İnsan Hakları Derneği (İHD), İHD İstanbul Şube Hapishane Komisyonu Üyesi Hatice Onaran’ın, “Terörizmin Finansmanının Önlenmesi Hakkındaki Kanuna Muhalefet” suçlamasıyla cezaevine gireceğini açıkladı.
Bugün basın açıklaması yapan dernek, Hatice Onaran ile ilgili verilen mahkûmiyet kararının hiçbir hukuki temelinin bulunmadığını belirtti: “Kararın maksadı, mahpusların hapishanede ekonomik ve sosyal haklarından mahrum bırakılmasıdır.”
Mahpuslara para, yönetmelik çerçevesinde yatırılıyor
Açıklamada, yasal bir sürece tabi olarak mahpuslara para yatıranların yargı baskısına maruz kaldığı ifade edildi:
“Terörün Finansmanı Yasası kapsamında uzun süredir hapishanelerdeki mahpuslara para yatıran ailelere, vasilere, avukatlara, yakınlarına ve insan hakları savunucularına yönelik yargısal baskılar sürüyor.
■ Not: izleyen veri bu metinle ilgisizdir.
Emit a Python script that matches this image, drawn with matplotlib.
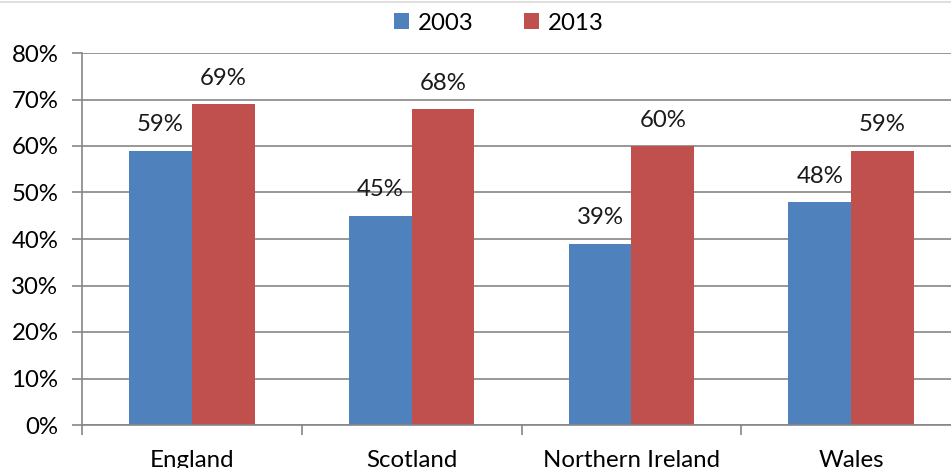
import matplotlib
matplotlib.use("Agg")
import matplotlib.pyplot as plt
import numpy as np
from matplotlib.lines import Line2D

regions = ["England", "Scotland", "Northern Ireland", "Wales"]
years = ["2003", "2013"]
vals_2003 = [59, 45, 39, 48]
vals_2013 = [69, 68, 60, 59]

plt.rcParams["font.family"] = ["Lato", "DejaVu Sans"]

blue = "#4F81BD"
red = "#C0504D"
grid = "#868686"
fs = 17.3

fig = plt.figure(figsize=(9.51, 4.68), dpi=100)
ax = fig.add_axes([82 / 951, 1 - 425 / 468, 879 / 951, 372 / 468])

x = np.arange(len(regions))
w = 0.286
b1 = ax.bar(x - w / 2, vals_2003, w, color=blue, label=years[0])
b2 = ax.bar(x + w / 2, vals_2013, w, color=red, label=years[1])

# value labels above each bar
for bars, vals in [(b1, vals_2003), (b2, vals_2013)]:
    for rect, v in zip(bars, vals):
        ax.annotate(f"{v}%", (rect.get_x() + rect.get_width() / 2, v),
                    xytext=(0, 11), textcoords="offset points",
                    ha="center", va="bottom", fontsize=fs, color="#1a1a1a")

ax.set_xlim(-0.5, len(regions) - 0.5)
ax.set_ylim(0, 80)
ax.set_yticks(range(0, 81, 10))
ax.set_yticklabels([f"{t}%" for t in range(0, 81, 10)], fontsize=fs)
ax.yaxis.grid(True, color=grid, linewidth=1.2)
ax.set_axisbelow(True)

ax.set_xticks(x)
ax.set_xticklabels(regions, fontsize=fs)
ax.set_xticks(np.arange(-0.5, len(regions), 1), minor=True)
ax.tick_params(axis="x", which="major", length=0, pad=18)
ax.tick_params(axis="x", which="minor", length=7, color=grid, width=1.2, direction="out")
ax.tick_params(axis="y", length=7, color=grid, width=1.2, pad=10)

for s in ["top", "right"]:
    ax.spines[s].set_visible(False)
for s in ["left", "bottom"]:
    ax.spines[s].set_color(grid)
    ax.spines[s].set_linewidth(1.2)

ax.legend(loc="center", bbox_to_anchor=(0.474, 1 + 30 / 372), ncol=2,
          frameon=False, fontsize=fs, handlelength=0.65, handleheight=0.65,
          handletextpad=0.35, columnspacing=2.1, borderaxespad=0)

# light border along the top of the chart area
fig.add_artist(Line2D([0, 1], [1 - 2 / 468, 1 - 2 / 468], color="#d9d9d9", linewidth=1.2))

fig.savefig("out.png", dpi=100)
Kişiler gözaltına alınmakta, haklarında davalar açılıp, cezalar verilmekte, “Teröre Finansman Sağlamak” suçlamasıyla tutuklamalar gerçekleşmektedir. Oysa mahpuslara para yatırmak “Hükümlü ve Tutukluların Emanete Alınan Kişisel Paralarının Kullanımına Dair Yönetmelik” çerçevesinde yapılmaktadır.”
Adalet Bakanlığı ve yargı makamlarına çağrı
İHD, “Hatice Onaran yalnız değildir” başlıklı açıklamasında, hak savunucusu Onaran’ın durumuna dair şu bilgileri verdi:
“Hukuksuzluğun geldiği boyut öyle derindir ki; 60 yaşında ve ağır hasta (kolon kanseri tedavisi görüyor) olan Hatice Onaran, kanunlara uygun biçimde para yatırma işlemi gerçekleştirdiği için hayati riski olan hastalıkları dikkate alınmadan hapishaneye konulacak. Ayrıca çalışma arkadaşımızın heyet raporuyla yüzde 79 oranında engelli olduğu uzman hekimlerce tespit edilmiştir.
Ömrünü hapishanelerdeki hak ihlalleri ile mücadeleye adamış Hatice Onaran, şimdi hasta mahpus ve engelli bir yurttaş olarak hapse girecektir. Hapishaneye girmesi durumunda yaşam hakkını tehdit edecek birçok olumsuzlukla karşılaşabilir.
Başta Adalet Bakanlığı, Bölge Adliye Mahkemesi Ceza Dairesi Başkanlığı ve Yargıtay Başsavcılığı olmak üzere bütün ilgili kamu görevlileri Hatice Onaran hakkındaki bu hukuksuzluğu düzeltmek için harekete geçmek zorundadır. Sadece basit bir hatayı düzeltme değil, ahlak açısından da kabulü mümkün olmayan bir durumu düzeltmek söz konusudur. Adalet arayan, hukukun üstünlüğüne inanan ve ülkede yaşayan insanların insanlık haysiyetine yakışır biçimde yaşamalarına hürmet eden herkesin bu karara karşı çıkması, tepki göstermesi gerekir. Barolar, barolar birliği, demokrasi ve adalet arayışındaki kişi ve kurumlar ve en başta da siyaset kurumu bu vahim hukuksuzluğa karşı seslerini yükseltmeli.”